Помню, раз ввела она двух очень важных особ: бывшего министра земледелия Кривошеина, с горя возглавившего после отставки краснокрестные организации Западного фронта, и генерала, командовавшего одной из армий этого фронта.

Кривошеин часто бывал у нас в Петербурге; о нем родители говорили как о видном политическом деятеле, честолюбивом и одаренном, которому симпатизирует Дума, так как он покинул свой пост из-за разногласий с царем. Оба вошли, продолжая начатый разговор.

— Не унывайте, Александр Васильевич, — басил командарм, пропуская вперед Кривошеина. — Ваше время скоро придет!

— Не думаю… Я ведь не из фаворитов Григория Ефимовича, — отвечал тот с деланной улыбкой.

— Но так дальше продолжаться не может, — возражал генерал. — С этим прохвостом будет скоро покончено.

— Дай-то бог, дай-то бог! Пора!

Затем оба сделали вид, что интересуются моим здоровьем, и заговорили с моей матерью о другом.

Этот Григории Ефимович, которого старый боевой генерал называл прохвостом, с чем, очевидно, соглашался его собеседник, царский статс-секретарь, был Распутин, фаворит царя и царицы.

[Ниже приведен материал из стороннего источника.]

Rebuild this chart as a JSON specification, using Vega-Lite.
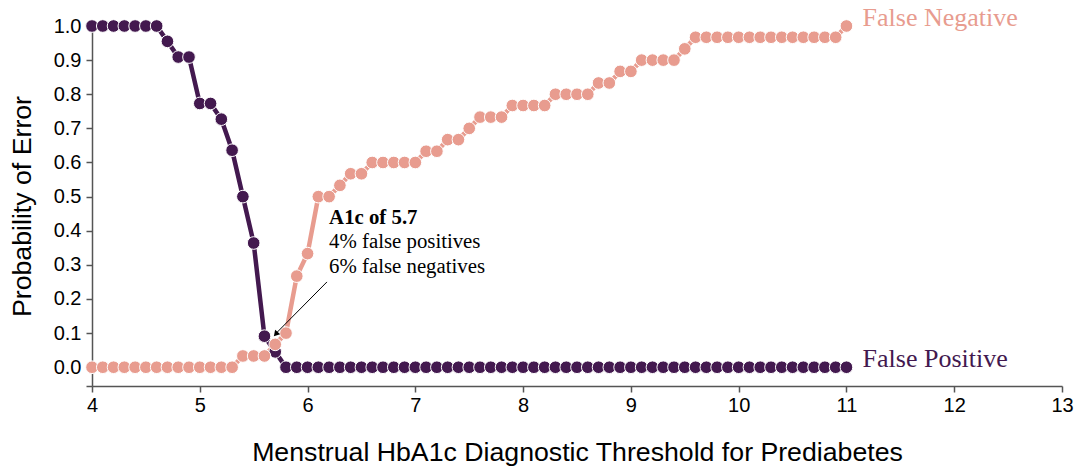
{
  "$schema": "https://vega.github.io/schema/vega-lite/v6.json",
  "width": 970,
  "height": 360,
  "autosize": "none",
  "padding": {"left": 92, "top": 26, "right": 27, "bottom": 88},
  "background": "white",
  "config": {
    "view": {"stroke": null},
    "axis": {
      "grid": false,
      "labelFont": "Liberation Sans",
      "titleFont": "Liberation Sans",
      "labelFontSize": 20,
      "titleFontSize": 26.7,
      "titleFontWeight": "normal",
      "labelColor": "#000",
      "titleColor": "#000",
      "domainColor": "#555",
      "tickColor": "#555",
      "domainWidth": 1.5,
      "tickWidth": 1.5,
      "tickSize": 6,
      "labelOverlap": false,
      "labelFlush": false
    }
  },
  "datasets": {
    "curves": [
      {"x":4.0,"y":1,"s":"FP"},{"x":4.1,"y":1,"s":"FP"},{"x":4.2,"y":1,"s":"FP"},{"x":4.3,"y":1,"s":"FP"},{"x":4.4,"y":1,"s":"FP"},{"x":4.5,"y":1,"s":"FP"},{"x":4.6,"y":1,"s":"FP"},
      {"x":4.7,"y":0.955,"s":"FP"},{"x":4.8,"y":0.909,"s":"FP"},{"x":4.9,"y":0.909,"s":"FP"},{"x":5.0,"y":0.773,"s":"FP"},{"x":5.1,"y":0.773,"s":"FP"},{"x":5.2,"y":0.727,"s":"FP"},{"x":5.3,"y":0.636,"s":"FP"},{"x":5.4,"y":0.5,"s":"FP"},{"x":5.5,"y":0.364,"s":"FP"},{"x":5.6,"y":0.091,"s":"FP"},{"x":5.7,"y":0.045,"s":"FP"},
      {"x":5.8,"y":0,"s":"FP"},{"x":5.9,"y":0,"s":"FP"},{"x":6.0,"y":0,"s":"FP"},{"x":6.1,"y":0,"s":"FP"},{"x":6.2,"y":0,"s":"FP"},{"x":6.3,"y":0,"s":"FP"},{"x":6.4,"y":0,"s":"FP"},{"x":6.5,"y":0,"s":"FP"},{"x":6.6,"y":0,"s":"FP"},{"x":6.7,"y":0,"s":"FP"},{"x":6.8,"y":0,"s":"FP"},{"x":6.9,"y":0,"s":"FP"},
      {"x":7.0,"y":0,"s":"FP"},{"x":7.1,"y":0,"s":"FP"},{"x":7.2,"y":0,"s":"FP"},{"x":7.3,"y":0,"s":"FP"},{"x":7.4,"y":0,"s":"FP"},{"x":7.5,"y":0,"s":"FP"},{"x":7.6,"y":0,"s":"FP"},{"x":7.7,"y":0,"s":"FP"},{"x":7.8,"y":0,"s":"FP"},{"x":7.9,"y":0,"s":"FP"},
      {"x":8.0,"y":0,"s":"FP"},{"x":8.1,"y":0,"s":"FP"},{"x":8.2,"y":0,"s":"FP"},{"x":8.3,"y":0,"s":"FP"},{"x":8.4,"y":0,"s":"FP"},{"x":8.5,"y":0,"s":"FP"},{"x":8.6,"y":0,"s":"FP"},{"x":8.7,"y":0,"s":"FP"},{"x":8.8,"y":0,"s":"FP"},{"x":8.9,"y":0,"s":"FP"},
      {"x":9.0,"y":0,"s":"FP"},{"x":9.1,"y":0,"s":"FP"},{"x":9.2,"y":0,"s":"FP"},{"x":9.3,"y":0,"s":"FP"},{"x":9.4,"y":0,"s":"FP"},{"x":9.5,"y":0,"s":"FP"},{"x":9.6,"y":0,"s":"FP"},{"x":9.7,"y":0,"s":"FP"},{"x":9.8,"y":0,"s":"FP"},{"x":9.9,"y":0,"s":"FP"},
      {"x":10.0,"y":0,"s":"FP"},{"x":10.1,"y":0,"s":"FP"},{"x":10.2,"y":0,"s":"FP"},{"x":10.3,"y":0,"s":"FP"},{"x":10.4,"y":0,"s":"FP"},{"x":10.5,"y":0,"s":"FP"},{"x":10.6,"y":0,"s":"FP"},{"x":10.7,"y":0,"s":"FP"},{"x":10.8,"y":0,"s":"FP"},{"x":10.9,"y":0,"s":"FP"},{"x":11.0,"y":0,"s":"FP"},
      {"x":4.0,"y":0,"s":"FN"},{"x":4.1,"y":0,"s":"FN"},{"x":4.2,"y":0,"s":"FN"},{"x":4.3,"y":0,"s":"FN"},{"x":4.4,"y":0,"s":"FN"},{"x":4.5,"y":0,"s":"FN"},{"x":4.6,"y":0,"s":"FN"},{"x":4.7,"y":0,"s":"FN"},{"x":4.8,"y":0,"s":"FN"},{"x":4.9,"y":0,"s":"FN"},
      {"x":5.0,"y":0,"s":"FN"},{"x":5.1,"y":0,"s":"FN"},{"x":5.2,"y":0,"s":"FN"},{"x":5.3,"y":0,"s":"FN"},{"x":5.4,"y":0.033,"s":"FN"},{"x":5.5,"y":0.033,"s":"FN"},{"x":5.6,"y":0.033,"s":"FN"},{"x":5.7,"y":0.067,"s":"FN"},{"x":5.8,"y":0.1,"s":"FN"},{"x":5.9,"y":0.267,"s":"FN"},
      {"x":6.0,"y":0.333,"s":"FN"},{"x":6.1,"y":0.5,"s":"FN"},{"x":6.2,"y":0.5,"s":"FN"},{"x":6.3,"y":0.533,"s":"FN"},{"x":6.4,"y":0.567,"s":"FN"},{"x":6.5,"y":0.567,"s":"FN"},{"x":6.6,"y":0.6,"s":"FN"},{"x":6.7,"y":0.6,"s":"FN"},{"x":6.8,"y":0.6,"s":"FN"},{"x":6.9,"y":0.6,"s":"FN"},
      {"x":7.0,"y":0.6,"s":"FN"},{"x":7.1,"y":0.633,"s":"FN"},{"x":7.2,"y":0.633,"s":"FN"},{"x":7.3,"y":0.667,"s":"FN"},{"x":7.4,"y":0.667,"s":"FN"},{"x":7.5,"y":0.7,"s":"FN"},{"x":7.6,"y":0.733,"s":"FN"},{"x":7.7,"y":0.733,"s":"FN"},{"x":7.8,"y":0.733,"s":"FN"},{"x":7.9,"y":0.767,"s":"FN"},
      {"x":8.0,"y":0.767,"s":"FN"},{"x":8.1,"y":0.767,"s":"FN"},{"x":8.2,"y":0.767,"s":"FN"},{"x":8.3,"y":0.8,"s":"FN"},{"x":8.4,"y":0.8,"s":"FN"},{"x":8.5,"y":0.8,"s":"FN"},{"x":8.6,"y":0.8,"s":"FN"},{"x":8.7,"y":0.833,"s":"FN"},{"x":8.8,"y":0.833,"s":"FN"},{"x":8.9,"y":0.867,"s":"FN"},
      {"x":9.0,"y":0.867,"s":"FN"},{"x":9.1,"y":0.9,"s":"FN"},{"x":9.2,"y":0.9,"s":"FN"},{"x":9.3,"y":0.9,"s":"FN"},{"x":9.4,"y":0.9,"s":"FN"},{"x":9.5,"y":0.933,"s":"FN"},{"x":9.6,"y":0.967,"s":"FN"},{"x":9.7,"y":0.967,"s":"FN"},{"x":9.8,"y":0.967,"s":"FN"},{"x":9.9,"y":0.967,"s":"FN"},
      {"x":10.0,"y":0.967,"s":"FN"},{"x":10.1,"y":0.967,"s":"FN"},{"x":10.2,"y":0.967,"s":"FN"},{"x":10.3,"y":0.967,"s":"FN"},{"x":10.4,"y":0.967,"s":"FN"},{"x":10.5,"y":0.967,"s":"FN"},{"x":10.6,"y":0.967,"s":"FN"},{"x":10.7,"y":0.967,"s":"FN"},{"x":10.8,"y":0.967,"s":"FN"},{"x":10.9,"y":0.967,"s":"FN"},{"x":11.0,"y":1,"s":"FN"}
    ],
    "serieslabels": [
      {"x": 11.15, "y": 1.0, "s": "FN", "label": "False Negative"},
      {"x": 11.15, "y": 0.0, "s": "FP", "label": "False Positive"}
    ],
    "notehead": [
      {"x": 6.2, "y": 0.421, "label": "A1c of 5.7"}
    ],
    "notebody": [
      {"x": 6.2, "y": 0.348, "label": "4% false positives"},
      {"x": 6.2, "y": 0.275, "label": "6% false negatives"}
    ],
    "arrow": [
      {"x": 6.18, "y": 0.25, "x2": 5.71, "y2": 0.1}
    ],
    "arrowhead": [
      {"x": 5.705, "y": 0.097}
    ]
  },
  "layer": [
    {
      "data": {"name": "curves"},
      "mark": {"type": "line", "strokeWidth": 4.5},
      "encoding": {
        "x": {
          "field": "x", "type": "quantitative",
          "scale": {"domain": [4, 13], "nice": false, "zero": false},
          "axis": {
            "values": [4, 5, 6, 7, 8, 9, 10, 11, 12, 13],
            "tickCount": 30,
            "format": "d",
            "labelPadding": 3,
            "labelOverlap": false,
            "titlePadding": 24,
            "title": "Menstrual HbA1c Diagnostic Threshold for Prediabetes"
          }
        },
        "y": {
          "field": "y", "type": "quantitative",
          "scale": {"domain": [-0.055, 1], "nice": false, "zero": false},
          "axis": {
            "values": [-0.055, 0, 0.1, 0.2, 0.3, 0.4, 0.5, 0.6, 0.7, 0.8, 0.9, 1.0],
            "tickCount": 30,
            "labelExpr": "datum.value < 0 ? '' : format(datum.value, '.1f')",
            "labelPadding": 5,
            "labelOverlap": false,
            "titlePadding": 17,
            "title": "Probability of Error"
          }
        },
        "color": {
          "field": "s", "type": "nominal",
          "scale": {"domain": ["FP", "FN"], "range": ["#43194f", "#e89c8f"]},
          "legend": null
        },
        "detail": {"field": "s"}
      }
    },
    {
      "data": {"name": "curves"},
      "mark": {"type": "point", "filled": true, "size": 160, "stroke": "white", "strokeWidth": 1, "opacity": 1},
      "encoding": {
        "x": {"field": "x", "type": "quantitative"},
        "y": {"field": "y", "type": "quantitative"},
        "fill": {"field": "s", "type": "nominal", "scale": {"domain": ["FP", "FN"], "range": ["#43194f", "#e89c8f"]}, "legend": null}
      }
    },
    {
      "data": {"name": "serieslabels"},
      "mark": {"type": "text", "align": "left", "baseline": "alphabetic", "font": "Liberation Serif", "fontSize": 26},
      "encoding": {
        "x": {"field": "x", "type": "quantitative"},
        "y": {"field": "y", "type": "quantitative"},
        "text": {"field": "label"},
        "color": {"field": "s", "type": "nominal", "legend": null}
      }
    },
    {
      "data": {"name": "notehead"},
      "mark": {"type": "text", "align": "left", "baseline": "alphabetic", "font": "Liberation Serif", "fontSize": 20.8, "fontWeight": "bold", "color": "#000"},
      "encoding": {
        "x": {"field": "x", "type": "quantitative"},
        "y": {"field": "y", "type": "quantitative"},
        "text": {"field": "label"}
      }
    },
    {
      "data": {"name": "notebody"},
      "mark": {"type": "text", "align": "left", "baseline": "alphabetic", "font": "Liberation Serif", "fontSize": 20.8, "color": "#000"},
      "encoding": {
        "x": {"field": "x", "type": "quantitative"},
        "y": {"field": "y", "type": "quantitative"},
        "text": {"field": "label"}
      }
    },
    {
      "data": {"name": "arrow"},
      "mark": {"type": "rule", "color": "#000", "strokeWidth": 1},
      "encoding": {
        "x": {"field": "x", "type": "quantitative"},
        "y": {"field": "y", "type": "quantitative"},
        "x2": {"field": "x2"},
        "y2": {"field": "y2"}
      }
    },
    {
      "data": {"name": "arrowhead"},
      "mark": {"type": "point", "shape": "triangle-up", "filled": true, "color": "#000", "size": 45, "angle": 221, "opacity": 1},
      "encoding": {
        "x": {"field": "x", "type": "quantitative"},
        "y": {"field": "y", "type": "quantitative"}
      }
    }
  ]
}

Опять сенсационный характер таких речей (и в таких устах!) поразил меня. Кажется, именно после этого разговора у меня проявился острый интерес к политике.

Вскоре по возвращении в Петроград я вновь услыхал о Распутине уже по поводу, непосредственно касавшемуся моего отца.

После Вильны отец занимал ряд довольно значительных постов: был директором департамента государственных имуществ, затем товарищем главноуправляющего высоким учреждением, именуемым "Собственной его величества канцелярией по принятию прошений, на высочайшее имя приносимых" (эта должность по рангу соответствовала товарищу министра и давала право на личный доклад царю). В начале войны, когда царское правительство решило ухаживать за поляками, он отправился в Варшаву в качестве помощника генерал-губернатора по гражданской части, а позднее вступил в полное управление всеми польскими губерниями, но это уже не имело особого значения, так как там были немцы… Фактически отец оказался не у дел, считал, что это несправедливо, и приписывал заминку в своей карьере враждебному отношению все того же Распутина и распутинцев.